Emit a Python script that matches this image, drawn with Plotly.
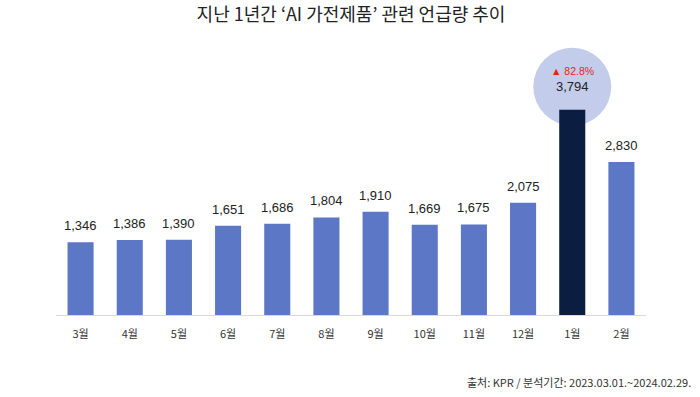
import plotly.graph_objects as go

months = ["3월", "4월", "5월", "6월", "7월", "8월", "9월", "10월", "11월", "12월", "1월", "2월"]
mentions = [1346, 1386, 1390, 1651, 1686, 1804, 1910, 1669, 1675, 2075, 3794, 2830]
highlight_index = 10
growth_label = "▲ 82.8%"

title_text = "지난 1년간 ‘AI 가전제품’ 관련 언급량 추이"
source_text = "출처: KPR / 분석기간: 2023.03.01.~2024.02.29."

BLUE = "#5b77c5"
NAVY = "#0b1d40"
CIRCLE = "#c3cdeb"
RED = "#e0242a"
FONT = "Liberation Sans, Noto Sans CJK KR, sans-serif"
KFONT = "Noto Sans CJK KR, sans-serif"

colors = [NAVY if i == highlight_index else BLUE for i in range(len(months))]

fig = go.Figure()
fig.add_trace(go.Bar(
    x=months, y=mentions, marker=dict(color=colors, line=dict(width=0)),
    width=0.53, hoverinfo="skip",
))

W, H = 700, 397
ml, mr, mt, mb = 56, 54, 40, 82
plot_h = H - mt - mb
px_per_unit = 0.0541
y_max = plot_h / px_per_unit

annotations = []
for i, (m, v) in enumerate(zip(months, mentions)):
    if i == highlight_index:
        continue
    annotations.append(dict(
        x=m, y=v, xref="x", yref="y", text=f"{v:,}", showarrow=False,
        yanchor="bottom", yshift=7, font=dict(family=FONT, size=13, color="#222222"),
    ))

hm = months[highlight_index]
hv = mentions[highlight_index]
annotations.append(dict(
    x=hm, y=hv, xref="x", yref="y", text=f"{hv:,}", showarrow=False,
    yanchor="bottom", yshift=14, font=dict(family=FONT, size=13, color="#222222"),
))
annotations.append(dict(
    x=hm, y=hv, xref="x", yref="y", text=growth_label, showarrow=False,
    yanchor="bottom", yshift=31, font=dict(family=FONT, size=10.5, color=RED),
))
annotations.append(dict(
    x=1, y=0, xref="paper", yref="paper", text=source_text, showarrow=False,
    xanchor="right", yanchor="middle", xshift=47, yshift=-67,
    font=dict(family=KFONT, size=11, color="#333333"),
))

# highlight circle around the peak label (pixel-based radius)
r_px = 39
cy_units = hv + 23 / px_per_unit
fig.add_shape(
    type="circle", xref="x", yref="y", layer="below",
    x0=highlight_index - r_px / 49.2, x1=highlight_index + r_px / 49.2,
    y0=cy_units - r_px / px_per_unit, y1=cy_units + r_px / px_per_unit,
    fillcolor=CIRCLE, line=dict(width=0),
)

fig.update_layout(
    width=W, height=H,
    margin=dict(l=ml, r=mr, t=mt, b=mb, autoexpand=False),
    paper_bgcolor="white", plot_bgcolor="white",
    showlegend=False,
    title=dict(text=title_text, x=0.5, xref="paper", xanchor="center",
               y=1 - 15 / H, yref="container", yanchor="middle",
               font=dict(family=KFONT, size=18, color="#222222")),
    xaxis=dict(type="category", range=[-0.5, 11.5], showline=True, linecolor="#d9d9d9",
               linewidth=1, ticks="", showgrid=False, zeroline=False, automargin=False,
               ticklabelstandoff=9,
               tickfont=dict(family=KFONT, size=11, color="#333333")),
    yaxis=dict(range=[0, y_max], visible=False, showgrid=False, zeroline=False,
               automargin=False),
    annotations=annotations,
)

fig.write_html("out.html", config={"displayModeBar": False},
               post_script="document.body.style.margin='0px';")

━━━━━━━━━━━━━━━━━━━━━━━━━━━━━━

What to do
Only the lines from the top of the data through the line with "import plotly.graph_objects as go" should be quoted, exactly and with both ends kept; skip the pictures.

The completed task
Emit a Python script that matches this image, drawn with Plotly.
import plotly.graph_objects as go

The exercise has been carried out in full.